Vous êtes en contact avec la Conférence des directeurs cantonaux de l’instruction publique (CDIP) – Que pensez-vous du travail de cette Conférence dans le domaine qui nous concerne?
La CDIP s’est saisie de cette problématique avec le concours de la CDAS (note de la rédaction: Conférence des directrices et directeurs cantonaux des affaires sociales). C’est très réjouissant! Leur dernier communiqué de presse était encourageant. Le rapport du Conseil fédéral sur la stratégie en matière de petite enfance peut également être utile pour harmoniser le travail. Il serait bon que la Confédération se profile mieux dans cette problématique. Il n’est pas défendable de vouloir qu’une offre adaptée aux besoins soit mise en place, que les cantons délèguent leurs responsabilités aux communes, puis que celles-ci ne prennent pas soin d’identifier clairement les besoins et se déchargent de leurs responsabilités.

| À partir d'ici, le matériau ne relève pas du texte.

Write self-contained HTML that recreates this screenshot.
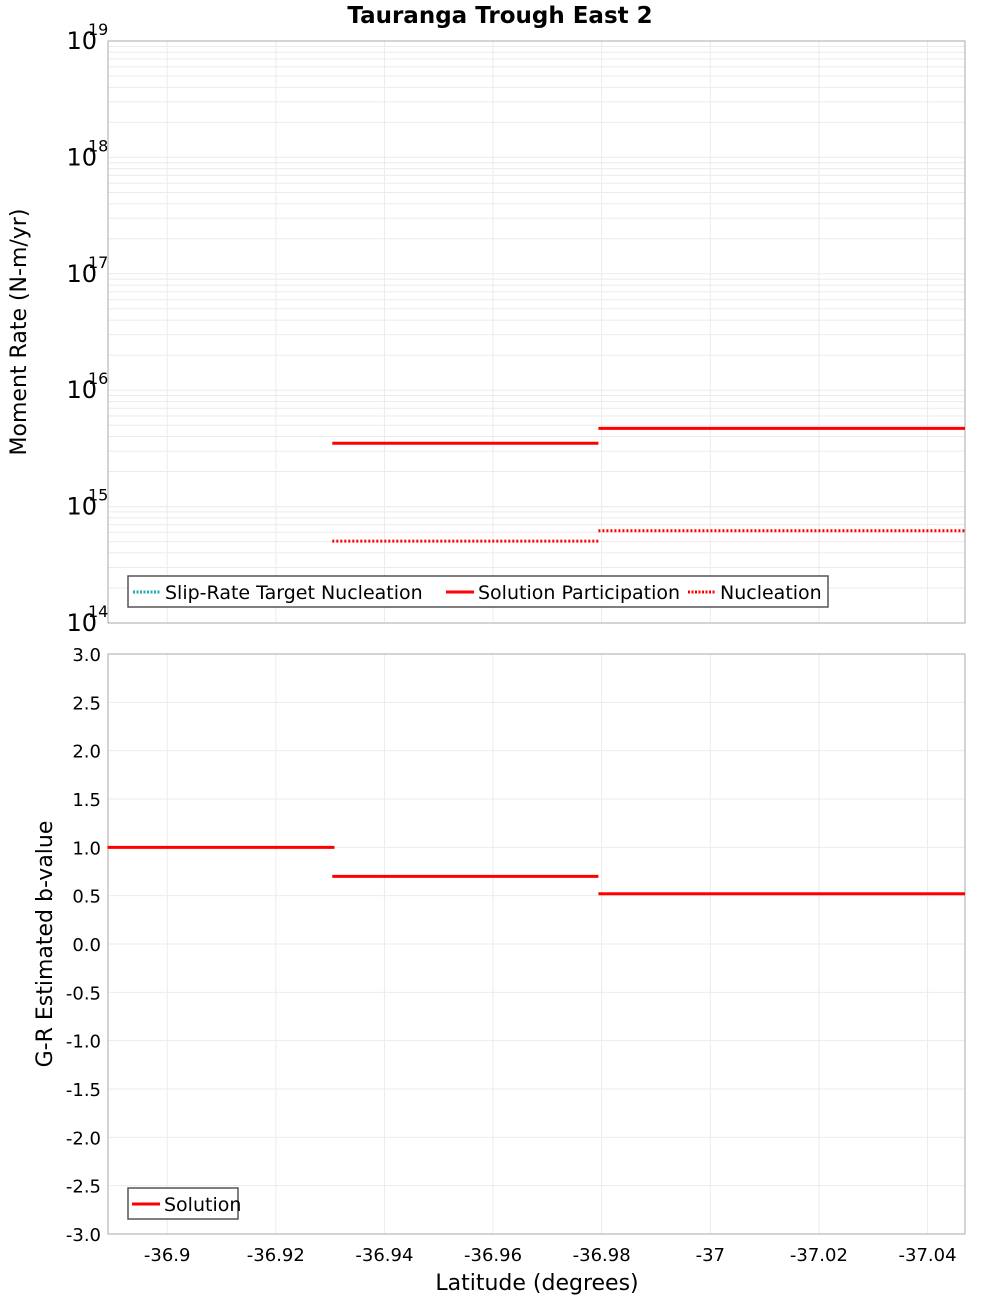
<!DOCTYPE html>
<html><head><meta charset="utf-8"><style>
html,body{margin:0;padding:0;background:#fff;}
svg{display:block;font-family:"DejaVu Sans","Liberation Sans",sans-serif;}
</style></head><body>
<svg id="chart" width="1000" height="1300" viewBox="0 0 1000 1300" xmlns="http://www.w3.org/2000/svg">
<text x="500" y="23" text-anchor="middle" font-size="23" font-weight="bold">Tauranga Trough East 2</text>
<g id="topPanel"></g>
<g id="botPanel"></g>
<text transform="translate(26,332) rotate(-90)" text-anchor="middle" font-size="22">Moment Rate (N-m/yr)</text>
<text transform="translate(52,944) rotate(-90)" text-anchor="middle" font-size="22">G-R Estimated b-value</text>
<text x="537" y="1290" text-anchor="middle" font-size="22">Latitude (degrees)</text>
</svg>
<script>
const segStarts=[-36.889,-36.9304,-36.9794];
const segEnds=[-36.9308,-36.9794,-37.0469];
const partSegs=[1,2];
const partValues=[3.5e15,4.7e15];
const nuclValues=[5.05e14,6.2e14];
const bValues=[1.0,0.70,0.52];
const xTicks=[-36.9,-36.92,-36.94,-36.96,-36.98,-37,-37.02,-37.04];
const xTickLabels=["-36.9","-36.92","-36.94","-36.96","-36.98","-37","-37.02","-37.04"];
const logDecades=[14,15,16,17,18,19];
const bTicks=[3,2.5,2,1.5,1,0.5,0,-0.5,-1,-1.5,-2,-2.5,-3];

const NS="http://www.w3.org/2000/svg";
const L=108,R=965,T1=41,B1=623,T2=654,B2=1234;
const xMin=-36.8891,xMax=-37.0469;
function X(v){return L+(v-xMin)/(xMax-xMin)*(R-L);}
function Y1(v){return T1+(19-Math.log10(v))/5*(B1-T1);}
function Y2(v){return T2+(3-v)/6*(B2-T2);}
function mk(parent,tag,attrs){const e=document.createElementNS(NS,tag);for(const k in attrs)e.setAttribute(k,attrs[k]);parent.appendChild(e);return e;}
const topG=document.getElementById('topPanel'),botG=document.getElementById('botPanel');
const grid='#ebebeb';
for(let d=14;d<19;d++){for(let m=1;m<10;m++){const y=Y1(m*Math.pow(10,d));
 const g=mk(topG,'line',{x1:L,x2:R,y1:y,y2:y,stroke:grid,'stroke-width':1});
 
 }}
xTicks.forEach(t=>{[[topG,T1,B1],[botG,T2,B2]].forEach(([p,a,b])=>{
 const g=mk(p,'line',{x1:X(t),x2:X(t),y1:a,y2:b,stroke:grid,'stroke-width':1});
 
 });});
bTicks.forEach(t=>{const g=mk(botG,'line',{x1:L,x2:R,y1:Y2(t),y2:Y2(t),stroke:grid,'stroke-width':1});
 
 });
[[topG,T1,B1],[botG,T2,B2]].forEach(([p,a,b])=>{const r=mk(p,'rect',{x:L,y:a,width:R-L,height:b-a,fill:'none',stroke:'#aaa','stroke-width':1});
 
 });
logDecades.forEach(d=>{const y=Y1(Math.pow(10,d));
 const t=mk(topG,'text',{x:97,y:y+8,'text-anchor':'end','font-size':24});
 
 
 t.textContent='10';
 const s=mk(topG,'text',{x:88,y:y-6,'font-size':16});
 
 
 s.textContent=String(d);});
bTicks.forEach(v=>{const t=mk(botG,'text',{x:101,y:Y2(v)+7,'text-anchor':'end','font-size':18});
 
 
 t.textContent=v.toFixed(1);});
xTicks.forEach((v,i)=>{const t=mk(botG,'text',{x:X(v),y:1261,'text-anchor':'middle','font-size':18});
 
 
 t.textContent=xTickLabels[i];});
partSegs.forEach((s,i)=>{
 const a=mk(topG,'line',{x1:X(segStarts[s]),x2:X(segEnds[s]),y1:Y1(partValues[i]),y2:Y1(partValues[i]),stroke:'#f00','stroke-width':3});
 
 
 const b=mk(topG,'line',{x1:X(segStarts[s]),x2:X(segEnds[s]),y1:Y1(nuclValues[i]),y2:Y1(nuclValues[i]),stroke:'#f00','stroke-width':3,'stroke-dasharray':'2,2'});
 
 });
bValues.forEach((v,i)=>{const a=mk(botG,'line',{x1:X(segStarts[i]),x2:X(segEnds[i]),y1:Y2(v),y2:Y2(v),stroke:'#f00','stroke-width':3});
 
 });
function legend(p,x,y,w,items,name){
 const g=mk(p,'g',{});
 
 
 mk(g,'rect',{x:x,y:y,width:w,height:31,fill:'#fff',stroke:'#555','stroke-width':1.5});
 items.forEach(it=>{
  const ln=mk(g,'line',{x1:it[0],x2:it[0]+28,y1:y+16,y2:y+16,stroke:it[2],'stroke-width':3});
  if(it[3])ln.setAttribute('stroke-dasharray','2,1.5');
  const t=mk(g,'text',{x:it[0]+32,y:y+23,'font-size':19});
  
  
  t.textContent=it[1];});}
legend(topG,128,576,700,[[133,'Slip-Rate Target Nucleation','#1aafb0',true],[446,'Solution Participation','#f00',false],[688,'Nucleation','#f00',true]],'top-legend');
legend(botG,128,1188,110,[[132,'Solution','#f00',false]],'bottom-legend');
</script>
</body></html>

Et faut-il que la Confédération participe au financement?
Oui, cela en fait bien sûr partie. Il ne faut pas que tout échoue par manque de financement; ce sujet est trop important. De mon point de vue, le financement doit être assuré principalement par la Confédération et les cantons.

En conclusion: Que souhaitez-vous pour la petite enfance?
Une large reconnaissance de l’importance des familles et de l’encouragement pour les enfants vivant dans des milieux ayant un accès limité à l’éducation. De manière générale, les familles devraient être mieux valorisées dans notre société.